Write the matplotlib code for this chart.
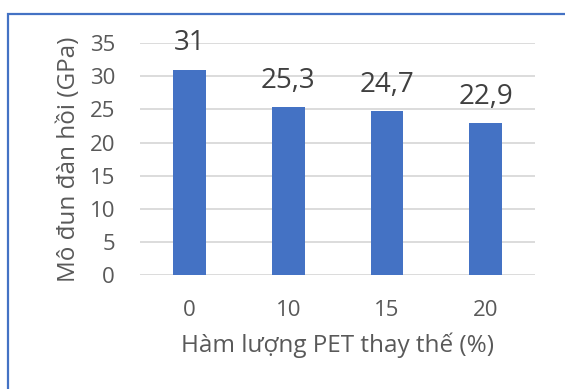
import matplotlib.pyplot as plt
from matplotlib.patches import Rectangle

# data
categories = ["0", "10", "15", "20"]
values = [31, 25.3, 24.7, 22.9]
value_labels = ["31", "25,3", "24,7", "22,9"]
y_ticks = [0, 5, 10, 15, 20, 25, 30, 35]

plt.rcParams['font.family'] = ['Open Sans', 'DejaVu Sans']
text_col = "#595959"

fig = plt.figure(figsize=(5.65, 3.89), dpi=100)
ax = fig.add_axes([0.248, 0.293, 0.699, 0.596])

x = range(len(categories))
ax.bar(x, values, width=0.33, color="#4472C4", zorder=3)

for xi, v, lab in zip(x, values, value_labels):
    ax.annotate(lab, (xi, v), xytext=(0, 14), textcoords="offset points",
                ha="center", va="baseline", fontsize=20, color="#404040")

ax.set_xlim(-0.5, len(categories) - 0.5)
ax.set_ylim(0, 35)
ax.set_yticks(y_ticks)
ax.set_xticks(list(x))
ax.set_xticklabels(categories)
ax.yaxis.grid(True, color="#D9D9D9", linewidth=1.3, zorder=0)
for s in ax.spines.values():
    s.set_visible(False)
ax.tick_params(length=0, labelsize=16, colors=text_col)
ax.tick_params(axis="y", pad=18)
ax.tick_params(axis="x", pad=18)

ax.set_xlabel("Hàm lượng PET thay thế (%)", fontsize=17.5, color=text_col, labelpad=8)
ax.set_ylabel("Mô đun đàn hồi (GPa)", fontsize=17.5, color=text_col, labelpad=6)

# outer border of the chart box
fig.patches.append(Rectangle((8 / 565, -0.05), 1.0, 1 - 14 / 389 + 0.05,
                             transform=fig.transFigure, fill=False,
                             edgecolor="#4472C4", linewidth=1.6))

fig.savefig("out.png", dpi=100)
####################
▸ **What needs to be done**
Repeat exactly and only the lines from the start of the data above through the line that holds "ax = fig.add_axes([0.248, 0.293, 0.699, 0.596])", inclusive. Pictures do not belong in the copy.

▸ **Written answer**
Write the matplotlib code for this chart.
import matplotlib.pyplot as plt
from matplotlib.patches import Rectangle

# data
categories = ["0", "10", "15", "20"]
values = [31, 25.3, 24.7, 22.9]
value_labels = ["31", "25,3", "24,7", "22,9"]
y_ticks = [0, 5, 10, 15, 20, 25, 30, 35]

plt.rcParams['font.family'] = ['Open Sans', 'DejaVu Sans']
text_col = "#595959"

fig = plt.figure(figsize=(5.65, 3.89), dpi=100)
ax = fig.add_axes([0.248, 0.293, 0.699, 0.596])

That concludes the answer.